Suggested Time: 10-15 minutes in one class to let students brainstorm and write notes for the agreement; 10-15 minutes in the following class for students to read and further revise a typed draft of the agreement that one or more of the group members prepares plus 5-10 minutes for the instructor to read and approve, or not, the typed and revised draft (15-25 minutes total for this class period); and 5 minutes in another class to allow for members to sign the revised draft. Additional changes to the agreement can be discussed and written in group meetings either in or outside class.

Procedure: After explaining the group anthology or zine project, ask the students to work in small groups of 3-6 to plan their publication and write an agreement that outlines their plan. It's important to give guidelines such as the ones that follow in the box below. It's reasonable as well to provide samples of agreements that students in preceding classes have written, but students may simply adapt samples without thinking as much as they should about the contents.

After the second class devoted to the exercise, in which the students revise a typed draft, review the agreement to ensure that it meets your expectations. If it does, mark it "S," and return it for the students to sign. If it doesn't, mark it "U," add comments to explain what's missing, and return it for additional revisions until it earns an "S."

Guidelines for the ZINE AGREEMENT:

Develop a written statement outlining your workshop group's collective plan for developing your zine.
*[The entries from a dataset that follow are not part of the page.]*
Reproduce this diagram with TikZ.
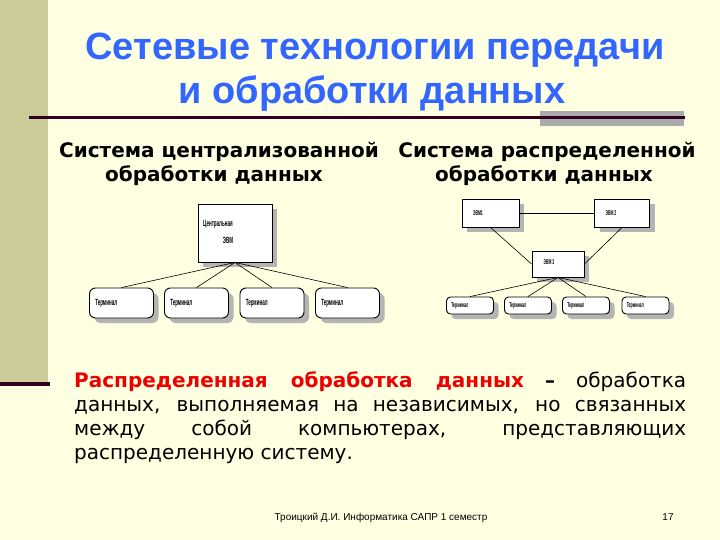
\documentclass[tikz,border=0pt]{standalone}
\usepackage{fontspec}
\usepackage{graphicx}
\setmainfont{DejaVu Sans}
\newfontfamily\arialf{Liberation Sans}
\usetikzlibrary{shadows,calc}
\definecolor{bg}{HTML}{FFFFE1}
\definecolor{barc}{HTML}{CCCC99}
\definecolor{dline}{HTML}{330022}
\definecolor{tblue}{HTML}{3366FF}
\definecolor{gbox}{HTML}{ABABAB}
\definecolor{shad}{HTML}{B4B4B4}
\definecolor{dred}{HTML}{EE0000}
\tikzset{
  ttl/.style={font=\arialf\bfseries\fontsize{38}{42}\selectfont, text=tblue, inner sep=0pt},
  sub/.style={font=\bfseries\fontsize{20}{24}\selectfont, inner sep=0pt},
  box/.style={draw=black, fill=white, line width=0.9pt, inner sep=0pt,
    drop shadow={shadow xshift=5pt, shadow yshift=-5pt, fill=shad, opacity=1}},
  term/.style={box, rounded corners=6pt},
  tiny/.style={font=\arialf\bfseries\fontsize{9}{10}\selectfont, inner sep=0pt},
  tinier/.style={font=\arialf\bfseries\fontsize{7}{8}\selectfont, inner sep=0pt},
  conn/.style={draw=black, line width=0.6pt},
}
\newcommand{\cond}[1]{\scalebox{0.5}[1]{#1}}
\begin{document}
\begin{tikzpicture}[x=1pt,y=-1pt]
\fill[bg] (0,0) rectangle (720,540);
\useasboundingbox (0,0) rectangle (720,540);
\fill[barc] (0,0) rectangle (48,382);
\fill[dline] (0,382) rectangle (50,386);
\fill[gbox] (540,111) rectangle (684,126);
\fill[dline] (29,116) rectangle (685,119);

\node[ttl, anchor=base] (t1) at (375,60) {Сетевые технологии передачи};
\node[ttl, anchor=base] (t2) at (372,104) {и обработки данных};

\node[sub, anchor=base] (s1) at (219,158) {Система централизованной};
\node[sub, anchor=base] (s2) at (214,182) {обработки данных};
\node[sub, anchor=base] (s3) at (547,158) {Система распределенной};
\node[sub, anchor=base] (s4) at (544,182) {обработки данных};

% centralized
\node[box, minimum width=74pt, minimum height=58pt] (c) at (235,233) {};
\node[tiny, anchor=west] (cl1) at (203,224) {\cond{Центральная}};
\node[tiny] (cl2) at (228,240) {\cond{ЭВМ}};
\foreach \i/\x in {1/121.5,2/196.5,3/272,4/347.5}{
  \node[term, minimum width=64pt, minimum height=30pt] (a\i) at (\x,303) {};
  \node[tiny, anchor=west] (al\i) at ($(a\i.west)+(6,0)$) {\cond{Терминал}};
  \draw[conn] (c.south) -- (a\i.north);
}

% distributed
\node[box, minimum width=57pt, minimum height=28pt] (e1) at (490.5,213) {};
\node[box, minimum width=55pt, minimum height=28pt] (e2) at (622,213) {};
\node[box, minimum width=52pt, minimum height=26pt] (e3) at (558,264) {};
\node[tinier] (el1) at (478,213) {\cond{ЭВМ1}};
\node[tinier] (el2) at (611,213) {\cond{ЭВМ 2}};
\node[tinier] (el3) at (549,262) {\cond{ЭВМ 3}};
\draw[conn] (e1.east) -- (e2.west);
\draw[conn] (e1.south) -- (e3.west);
\draw[conn] (e2.south) -- (e3.east);
\foreach \i/\x in {1/470,2/528,3/586,4/645.5}{
  \node[term, rounded corners=4pt, minimum width=47pt, minimum height=17pt] (b\i) at (\x,305.5) {};
  \node[tinier, anchor=west] (bl\i) at ($(b\i.west)+(5,0)$) {\cond{Терминал}};
  \draw[conn] (e3.south) -- (b\i.north);
}

\node[anchor=north west, inner sep=0pt, text width=612pt, align=justify,
  font=\fontsize{20}{24}\selectfont] (body) at (74,371)
  {\hyphenpenalty=10000\tolerance=10000\textcolor{dred}{\bfseries Распределенная обработка данных} \textbf{–} обработка\linebreak данных, выполняемая на независимых, но связанных\linebreak между собой компьютерах, представляющих\linebreak распределенную систему.};

\node[anchor=base, inner sep=0pt, font=\arialf\fontsize{10}{12}\selectfont] (f1) at (381,520) {Троицкий Д.И. Информатика САПР 1 семестр};
\node[anchor=base, inner sep=0pt, font=\arialf\fontsize{10}{12}\selectfont] (f2) at (668,520) {17};
\end{tikzpicture}
\end{document}
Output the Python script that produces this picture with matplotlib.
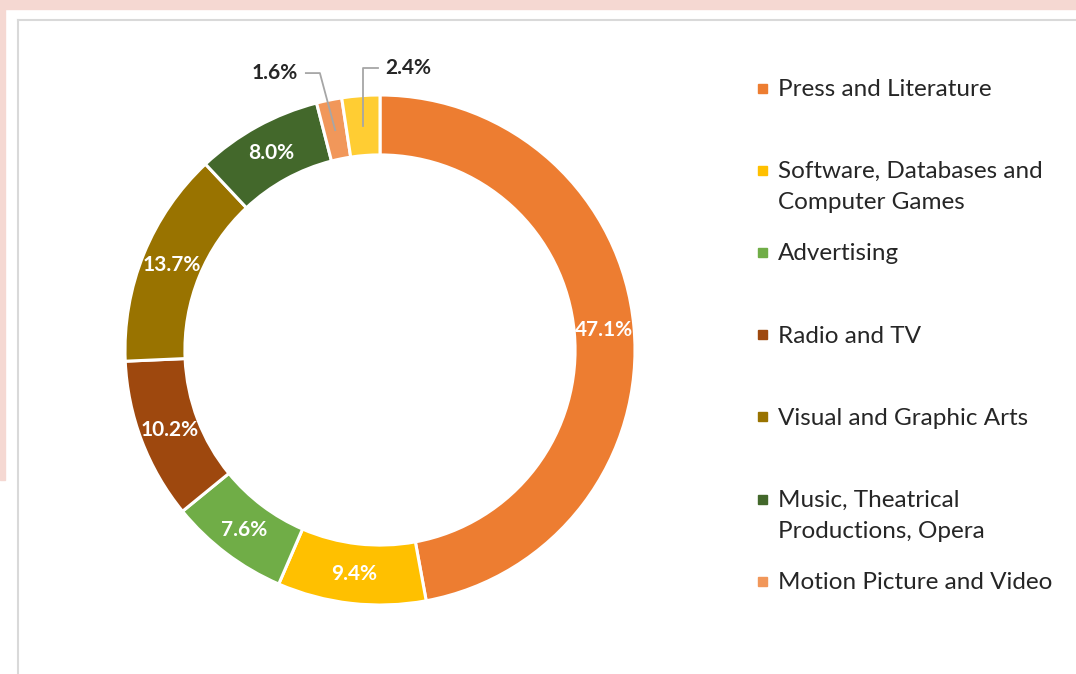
import numpy as np
import matplotlib
matplotlib.use("Agg")
import matplotlib.pyplot as plt
from matplotlib.patches import Rectangle

# data
categories = ["Press and Literature", "Software, Databases and\nComputer Games",
              "Advertising", "Radio and TV", "Visual and Graphic Arts",
              "Music, Theatrical\nProductions, Opera", "Motion Picture and Video",
              "Other"]
shares = [47.1, 9.4, 7.6, 10.2, 13.7, 8.0, 1.6, 2.4]
colors = ["#ED7D31", "#FFC000", "#70AD47", "#9E480E", "#997300",
          "#43682B", "#F1975A", "#FFCD33"]
legend_count = 7  # last entry is cut off in the original legend

plt.rcParams['font.family'] = ['Lato', 'DejaVu Sans']
text_col = "#262626"

W, H = 1076, 674
fig = plt.figure(figsize=(W / 100, H / 100), dpi=100)

# pink frame (top strip + left strip) and chart border
fig.patches.append(Rectangle((0, 1 - 9 / H), 1, 9 / H, transform=fig.transFigure,
                             color="#F5D8D2", zorder=0))
fig.patches.append(Rectangle((0, 1 - 480 / H), 5 / W, 480 / H, transform=fig.transFigure,
                             color="#F5D8D2", zorder=0))
fig.add_artist(plt.Line2D([18 / W, 1], [1 - 20 / H, 1 - 20 / H], transform=fig.transFigure,
                          color="#D9D9D9", lw=1.5))
fig.add_artist(plt.Line2D([18 / W, 18 / W], [0, 1 - 20 / H], transform=fig.transFigure,
                          color="#D9D9D9", lw=1.5))

# donut axes: center (380, 350) px, radius 255 px
R = 255
lim = 1.3
cx, cy = 380, 350
side = 2 * lim * R
ax = fig.add_axes([(cx - side / 2) / W, (H - cy - side / 2) / H, side / W, side / H])

width = 0.235
wedges, _ = ax.pie(shares, colors=colors, startangle=90, counterclock=False, radius=1,
                   wedgeprops=dict(width=width, edgecolor="white", linewidth=2.2))
ax.set_xlim(-lim, lim)
ax.set_ylim(-lim, lim)
ax.axis("off")

# labels
cum = np.cumsum([0] + shares[:-1])
rmid = 1 - width / 2
for i, v in enumerate(shares):
    ang = np.deg2rad(90 - (cum[i] + v / 2) * 3.6)
    x, y = rmid * np.cos(ang), rmid * np.sin(ang)
    if v >= 5:
        ax.text(x, y, f"{v:.1f}%", color="white", fontsize=15, fontweight="bold",
                ha="center", va="center")

# outside labels with leader lines for the small slices
def mid_pt(i, r=0.88):
    ang = np.deg2rad(90 - (cum[i] + shares[i] / 2) * 3.6)
    return r * np.cos(ang), r * np.sin(ang)

px, py = mid_pt(6)
ax.plot([px - 0.115, px - 0.06, px], [1.086, 1.086, py], color="#A6A6A6", lw=1.3)
ax.text(px - 0.145, 1.086, f"{shares[6]:.1f}%", ha="right", va="center",
        fontsize=15, fontweight="bold", color=text_col)

qx, qy = mid_pt(7)
ax.plot([qx + 0.058, qx, qx], [1.106, 1.106, qy], color="#A6A6A6", lw=1.3)
ax.text(qx + 0.088, 1.106, f"{shares[7]:.1f}%", ha="left", va="center",
        fontsize=15, fontweight="bold", color=text_col)

# legend
y0, step = 88, 82.2
for i in range(legend_count):
    yy = 1 - (y0 + i * step) / H
    fig.patches.append(Rectangle((758 / W, yy - 4.5 / H), 9 / W, 9 / H,
                                 transform=fig.transFigure, color=colors[i]))
    fig.text(778 / W, yy + 9 / H, categories[i], ha="left", va="top", fontsize=17.5,
             color=text_col, linespacing=1.6)

fig.savefig("out.png", dpi=100)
There is no required length for the agreement, but it should cover at least six areas: 

  • who the audience of group's zine will be and what the theme of the issue will be;
  • what pieces of writing and what graphics each group member will contribute;
  • how the work for the zine will be divided;
  • what schedule of work the group will follow;
  • where and when critical meetings will be held; and
  • what step(s) of the production each member will be responsible for -- for example,
    • who will convene group meetings
    • who will serve as group scribe;
    • who will write a general introduction for the collection of papers;
    • who will prepare a graphic layout or web page design for the collection;
    • who will copy edit the drafts;
    • who will compile the manuscripts on paper or upload them to the english3 server, or both;
    • who will who will track the progress of the drafts if any are late?

You should develop an initial draft of your zine agreement during workshops on [insert date] and refine it in discussions outside class. Circulate a typed draft among the workshop members on [insert date], and change any parts that need expansion or correction. Prepare an operating version for every member to sign on [insert date]. Once it's completed and marked satisfactory, have each member sign it, and give each group member a copy to keep for her or his own reference.

Be sure to save the fully signed copy, and include it in the final portfolio.

Additional Information: Students usually have fun dividing the work. The roles suggested in the guidelines can be combined or split up as the group members like. Caution them, however, about giving anyone more responsibility than anyone can, or should have to, reasonably manage. In fact, I usually ask workshop members to divide the work equally among themselves. To reinforce this point, I give the group a grade for the project, and give each member a percentage of the grade multiplied by the percentage of the work she or he contributes to the result. For example, if a group that consisted of four students created an A+ zine and they agreed they'd all done the same amount of work on it (25% each), the formula for each member's grade would be 100 (the A+ for the zine) x 4 x 25% = 100. If the same group of four created an A- zine and they agreed that three of them had each done 20% of the work and one had done 40%, the formula for the first three students' grades would be 90 x 4 x 20% = 72; and the other student's grade would be 90 x 4 x 40% = 144. (The amount earned for the project is added to grades for other work done during the semester to total a maximum of 100%.)

Remind students that the agreement is a working document. The process of drafting it in its initial form involves collaboration and negotiation. Unlike some documents, however, it can be amended if unanticipated events make changes necessary -- as long as all the members agree to the changes. To encourage everyone to stay informed about changes in the plans for the project, I insist that everyone keep her or his own up-to-date copy of the agreement, and I usually ask each student show me hers or his fully signed copy at some stage before the end of the zine assignment. As noted above in the guidelines for the agreement, I also require students to include their copy of the agreement in their final portfolio.